Prospects for Diversified Growth
Long-term forecasts by the African Economic Outlook project real GDP growth stabilising near 4 percent through 2026, premised on new offshore blocks, agro-industrial corridors and digital connectivity. Yet analysts caution that value-addition must migrate inland if the republic is to escape the enclaved model common to petro-economies. In response, Brazzaville’s 2024 National Development Plan earmarks special economic zones in Oyo and Ouesso, coupling tax incentives with vocational training frameworks co-financed by the European Union. Whether these initiatives can convert potential into broad-based prosperity will depend on transparent procurement, predictable regulations and sustained peace.
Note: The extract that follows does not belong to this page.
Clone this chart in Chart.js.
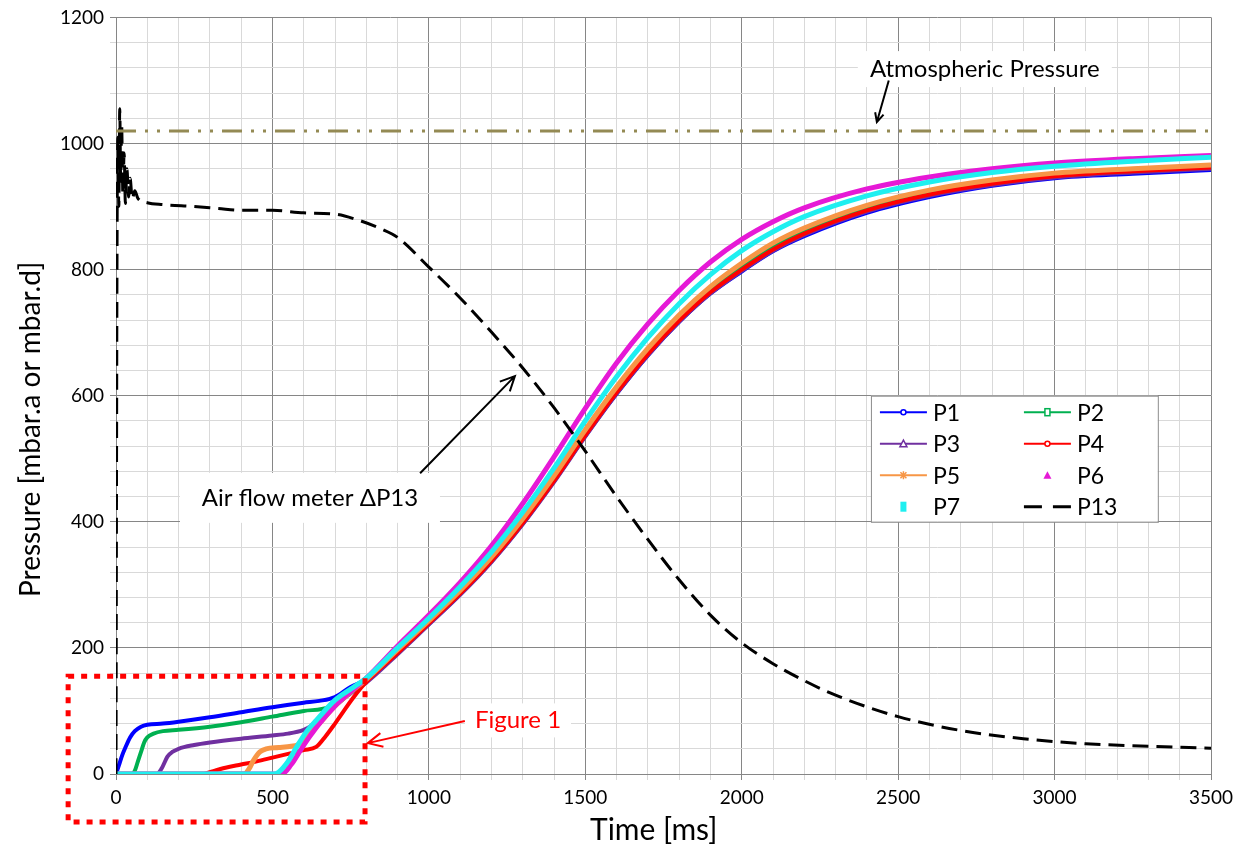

Congo’s Quiet Clout on the Continental Stage
Beyond material metrics, the republic wields disproportionate diplomatic influence. Its mediation in the Central African Republic in 2019, and recent chairmanship of the UN Standing Advisory Committee on Security Questions in Central Africa, illustrate a capacity to broker consensus in volatile theatres. Such roles amplify Congo-Brazzaville’s voice in multilateral fora, allowing it to translate domestic stability into regional stature—a calculus that remains central to the presidency’s statecraft.
A Delicate Equilibrium Going Forward
From the mangroves of Kouilou to the yam fields of Plateaux, Congo-Brazzaville negotiates an intricate equilibrium between development imperatives and ecological guardianship. Its leadership articulates a vision of measured openness, courting investors while safeguarding sovereignty. The coming decade will test the resilience of that strategic poise, yet for now the republic’s blend of rainforest wealth, energy corridors and calibrated diplomacy affords it a quiet but unmistakable leverage in Central Africa.